Into this difficult landscape has come a new kind of hope, one rooted in partnership and in the dignity of local leadership. Through the Vita Green Impact Fund partners, 1,346 broken water pumps have been repaired, bringing clean water to 485,000 people. Working under the ethos of By Women, With Women, For Women, the Fund has helped establish and train 1,346 local WASH Committees, which focus on promoting women into leadership roles. Their stewardship ensures that each water point is cared for, maintained and protected for the long term.

The impact reaches far beyond convenience. It restores time, precious hours that women like Tenaye can now dedicate to family, farming, community life, and generating additional income.
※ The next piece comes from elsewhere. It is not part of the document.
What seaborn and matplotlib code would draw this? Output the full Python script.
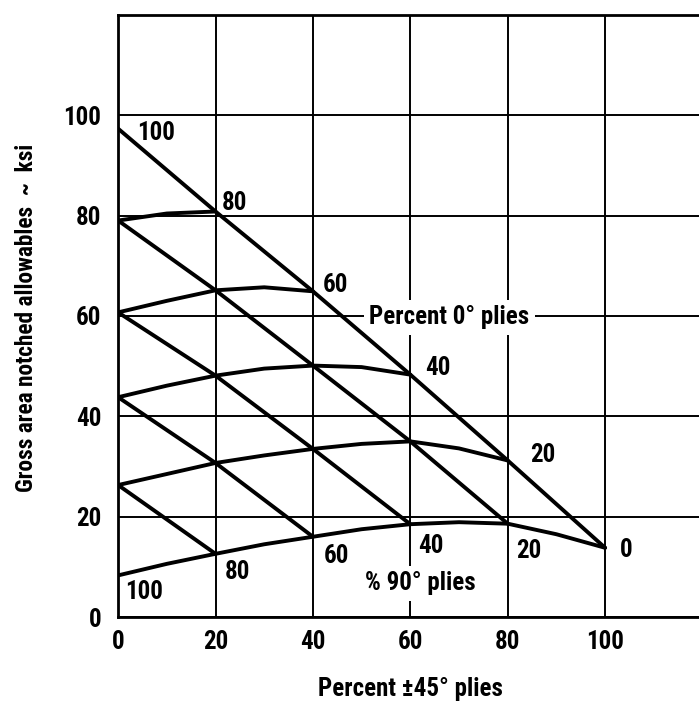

It restores health, sparing children the illnesses once caused by contaminated rivers. And it restores dignity, allowing women to step forward not only as beneficiaries, but as leaders.

For women like Tenaye, the change is nothing short of transformative. “Now, I can collect clean water just a few minutes from my home. My children are healthier. Also, I have more time. Before, fetching water and the wood to boil it and clean it was the main focus of my day. I can see the water pump from my own front door and it is already clean water. I love having more time to do things and not carrying these heavy water buckets and bales of wood for long distances. This is a very happy time for me!”

Her joy speaks to a deeper truth echoed across Catholic social teaching: when women flourish, families flourish; when families flourish, communities grow strong; when communities grow strong, hope becomes tangible.

In Halo Kebele and across South Gondar, clean water is doing more than quenching thirst. It is restoring the dignity of women one restored water pump at a time.

 

Caption for feature photo at top: Tenaye Yisak, of the village of Halo Kebele in Ethiopa, poses with a repaired water pump that has made access to water so much easier for the women in her village.